Given its long history and pervasiveness in the industry, avant-garde fashion makes certain types of wear perfectly acceptable even though some others might consider them outrageous in any other context. Just think about some of the wearable art and odd forms models wear on the runway — would you be as comfortable seeing that in the street or at the workplace? And yet viewers don’t bat an eye. If anything, the more daring, the more praise the piece warrants. Because of this peculiar widespread acceptance for the eccentric and unique, avant-garde fashion is the perfect medium to challenge and question existing societal norms like standards and stigmas surrounding masculinity, femininity and nonbinary genders. It introduces a controversial concept through clothing in a space that is first most willing to accept it and as it becomes increasingly more exposed to the general public, the idea takes root and becomes the norm. Fashion can put an idea into perspective through a different outlet that can make people more self-aware in the same way a movie with fictional characters and made-up exposition can parallel world issues and foster the critical questions needed to help solve the real-world issues at hand. 

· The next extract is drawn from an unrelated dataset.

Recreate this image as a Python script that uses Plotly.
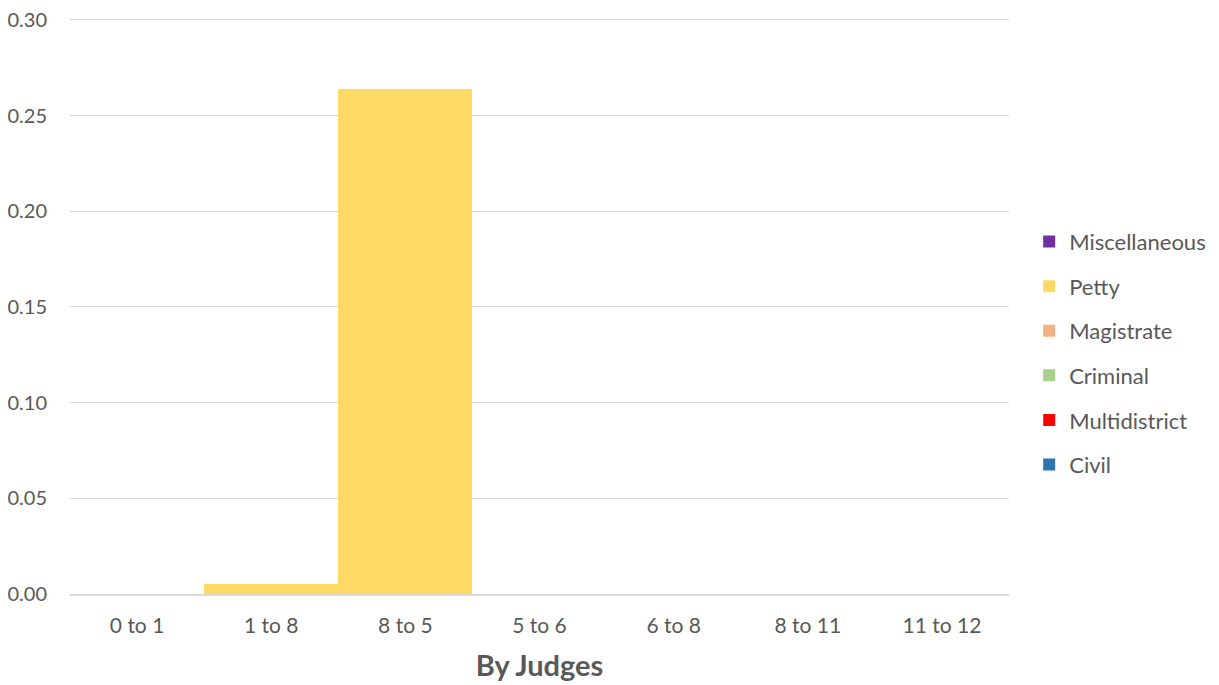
import plotly.graph_objects as go

categories = ["0 to 1", "1 to 8", "8 to 5", "5 to 6", "6 to 8", "8 to 11", "11 to 12"]
civil = [0, 0, 0, 0, 0, 0, 0]
multidistrict = [0, 0, 0, 0, 0, 0, 0]
criminal = [0, 0, 0, 0, 0, 0, 0]
magistrate = [0, 0, 0, 0, 0, 0, 0]
petty = [0, 0.0052, 0.264, 0, 0, 0, 0]
miscellaneous = [0, 0, 0, 0, 0, 0, 0]
y_ticks = [0, 0.05, 0.10, 0.15, 0.20, 0.25, 0.30]

series = [
    ("Civil", civil, "#2E75B6"),
    ("Multidistrict", multidistrict, "#FF0000"),
    ("Criminal", criminal, "#A9D18E"),
    ("Magistrate", magistrate, "#F4B183"),
    ("Petty", petty, "#FFD966"),
    ("Miscellaneous", miscellaneous, "#7030A0"),
]

fig = go.Figure()
n = len(series)
for i, (name, vals, color) in enumerate(series):
    fig.add_trace(go.Bar(x=categories, y=vals, name=name, legendgroup=name,
                         legendrank=n - i,
                         marker=dict(color=color, line=dict(width=0))))

font_family = "Lato, 'Open Sans', sans-serif"
fig.update_layout(
    barmode="stack",
    bargap=0,
    width=1211, height=677,
    margin=dict(l=62, r=210, t=10, b=91, autoexpand=False),
    paper_bgcolor="white", plot_bgcolor="white",
    font=dict(family=font_family, size=21, color="#595959"),
    legend=dict(traceorder="grouped", tracegroupgap=13, x=1.0215, y=0.418,
                xanchor="left", yanchor="middle",
                font=dict(size=22, color="#595959"), itemwidth=30),
    xaxis=dict(title=dict(text="<b>By Judges</b>", font=dict(size=29, color="#595959"), standoff=20),
               showline=True, linecolor="#D9D9D9", linewidth=1.5, ticks="",
               automargin=False,
               tickfont=dict(size=21, color="#595959"), ticklabelstandoff=12),
    yaxis=dict(range=[0, 0.301], tickvals=y_ticks,
               tickformat=".2f", showgrid=True, automargin=False,
               ticklabeloverflow="allow",
               gridcolor="#D9D9D9", gridwidth=1, zeroline=False,
               tickfont=dict(size=20, color="#595959"), ticklabelstandoff=22),
)
fig.write_html("out.html")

And while fashion admires all kinds of forms, ironically, it only includes an extremely small subset of the population. Female models are usually between 5-foot-8 and 5-foot-11 while men are 5-foot-11 and taller. Females typically weigh 90 to 120 pounds with men weighing 120 to 160 pounds. Models all share more or less the same body type, notably excluding those who are “too” tall, short, curvy and heavy. These standards can be incredibly damaging to not only adults but impressionable teenagers who feel they must have the body of a super model to look beautiful, encouraging unhealthy eating disorders and low self-esteem. It strikes me as odd — hypocritical, really — that an industry with the most tolerance for different ideas to pass as beauty has such little tolerance for the types of people that showcase them. 

However, there has been a growing awareness of this issue, and body positive movements have been on the rise. Common clothing brands like American Eagle have released inclusivity campaigns like #AerieREAL clothing lines with un-touched women proudly showing off their scars, birthmarks, cellulite and stretchmarks, while pushing the boundary farther with models who have disabilities and illnesses. Many American Eagle ads feature real people smiling as they lean on their crutches, sit in their wheel chairs and wear insulin pumps and colostomy bags on their belt loops. Society needs more Billy Porters and American Eagles. 

With his statement gown, Billy Porter hoped “to challenge expectations. What is masculinity? What does that mean? Women show up every day in pants, but the minute a man wears a dress, the seas part.” Porter says it made him feel alive, free, open, radiant and beautiful. So wear what you want! If there’s any way to break societal taboos and feel unapologetically yourself, it would be fashion. I can’t say you won’t get any stares, but you are guaranteed to have people who support you vocally or otherwise.